Mambrù (Del Toro) e B (Robbins) sono due cooperanti di lungo corso per conto di una immaginaria ONG in Bosnia, incaricati di rimuovere un cadavere dal pozzo di un villaggio, prima che possa contaminarne le risorse idriche. Con loro, alla disperata ricerca di una corda a cui agganciare il corpo, viaggiano il timido interprete Damir (Fedja Stukan, Nella Terra del Sangue e del Miele) e l’ingenua e idealista Sophie (Mélanie Thierry, La Leggenda del Pianista sull’Oceano, Canone Inverso, Babylon A.D.), appena arrivata dalla Francia e alla sua prima esperienza di fronte all’assurdità di una guerra tra villaggi confinanti e persino vicini di casa. Le cose si complicano quando alla squadra si uniscono il giovanissimo Nikola (Eldar Residovic) e soprattutto la bella e disinibita Katya (Olga Kurylenko, Hitman, 007: Quantum Of Solace, Oblivion), responsabile dei finanziamenti alla missione umanitaria, e vecchia fiamma di Mambrù…
Più che la storia di un viaggio, Perfect Day è l’esilarante racconto di un girare in cerchio senza meta, tra dedali di colline spoglie e paesi fantasma, mine e posti di blocco, patriottismi incomprensibili e burocrazia esasperata.
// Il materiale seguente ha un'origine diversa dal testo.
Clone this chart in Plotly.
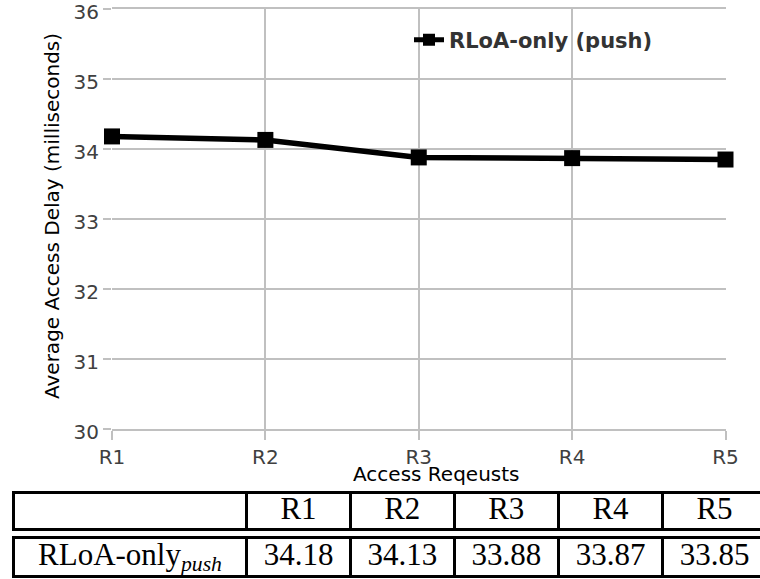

Un racconto senza punti deboli, intelligente e misurato al millimetro, a metà tra Kusturica e i fratelli Cohen: León de Aranoa, co-autore anche della sceneggiatura, sa strappare sorrisi e risate, e poi colpire con ferocia quanto basta – senza retorica né esagerazioni, e soprattutto senza forzature di messaggi o lezioni di morale – proponendo il ritratto fedele e straniante di una situazione realmente senza alcuna via d’uscita.
Al suo fianco, e a evidente briglia sciolta, il carismatico Del Toro e l’incontenibile Robbins (quanto ci era mancato!) sono gli interpreti ideali e disinvolti di dialoghi vicini alla perfezione, capaci di trasformare un prodotto essenzialmente low-budget, destinato probabilmente a passare in sala pressoché inosservato, in una piccola perla, nel contempo gradevole e pungente al punto giusto; che sarebbe un peccato dimenticare in fretta.